Pytorch multi-worker dataloader runs in parallel with training code?

rui_zhang_331 · November 20, 2020, 5:07am

Hi All

we have dataloader and training code works like this way

for fi, batch in enumerate(my_data_loader):
     train()

and in our dataloader, we have define some collate_fn to cook_data

DataLoader(my_dataset,
                                        num_workers=config['num_dataloader_worker'],
                                        batch_size=config['dataloader_batch_size'],
                                        timeout=600,
                                        collate_fn=cook_data
                                        )

My question here is when training is running, can data loader in parallel run in background to do like cook_data, or each “process” will first load/cook data , then run training, so during training, this particular process is basically blocking waiting there?

ptrblck · November 23, 2020, 4:30am

The DataLoader will use multiprocessing to create multiple workers, which will load and process each data sample and add the batch to a queue. It should thus not be blocking the training as long as the queue is filled with batches.

rui_zhang_331 · November 23, 2020, 6:18am

Thanks @ptrblck, so if the training will be different processes than multiprocessing dataloader, right? from your description, if training is slower than dataloading, then basically we should get continuous training and loading time will he shaded?

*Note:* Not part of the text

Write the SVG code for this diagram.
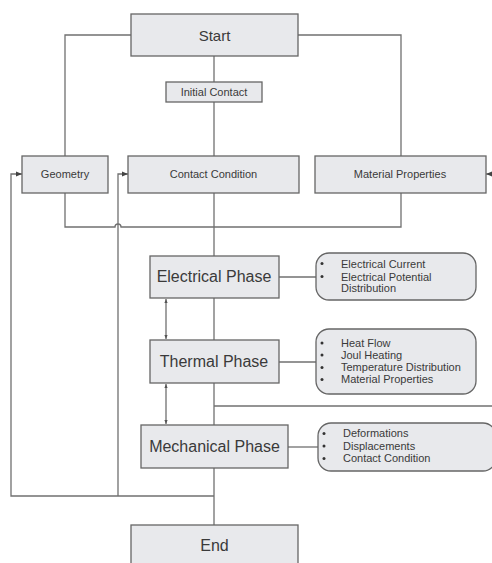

Also if I use Data parallel, and based on understanding data parallel is using multi threading, so how this multi threading data parallel will work with multi process data loader? still the same way multi process data loader loads the data into queue, and training process(a different process) spin multi threads according to multi GPU to train ?

ptrblck · November 23, 2020, 6:50am

Yes, the main process would execute the training loop, while each worker will be spawned in a new process via multiprocessing. nn.DataParallel and the DataLoader do not interfere with each other.
Also yes, if the loading pipeline is faster then the training, the data loading time would be “hidden”.

rui_zhang_331 · November 23, 2020, 7:28am

Thanks, we test our dataloading without training and it is very fast. But we also put some timestamp on our code and found training time is only part of total time, is that because GPU is aync and our time recoding may not be that accurate?

start_time = datetime.now()
for for loo in range(0, config['epochs']):
    for fi, batch in enumerate(my_data_loader):
        train_time = datetime.now()
        train()
        train_endtime = datetime.now()
total_endtime = datetime.now()

ptrblck · November 23, 2020, 8:41am

CUDA operations are asynchronous, so you won’t capture their runtime and it will be accumulated in the next blocking operation.
You can profile the complete code e.g. with Nsight Systems and check the timeline to narrow down the bottleneck, if your current profiling with timers isn’t giving enough information (or use the PyTorch profiler and create the timeline output).

rui_zhang_331 · November 30, 2020, 8:13pm

Hi @ptrblck, I did some test for dataloader and pipeline, the test looks like this

Experiment 1: With preload data, data pre load into memory

replay_mem = {}
for fi, batch in enumerate(my_data_loader):
      replay_mem[fi] = batch

# Training with all data in memory

for i in range(0,epoch)
    for fi, batch in enumerate(replay_memory.items()):
     Train(batch)

Experiment 2: Without preload data, the data is loaded via dataloader

for i in range(0,epoch)
    for fi, batch in enumerate(ny_data_loader):
     Train(batch)

The experiment 1 has less time, and time diff compared with experiment 2 is about the data loading time(if I just test the data loading). I imagine if we have pipeline that training just consumes multi worker data loader, if training time is higher than multi worker data loader, so data loader time will be completely shaded? (data loading is always faster and thus training always have data)?

ptrblck · December 1, 2020, 5:05am

Yes, if the model training takes more time than loading and processing the next batch, the data loading time will be hidden and comes “for free” (The next epoch would create new workers, which would have to start creating new batches in the default setup. You could use persistent_workers=True to avoid this behavior).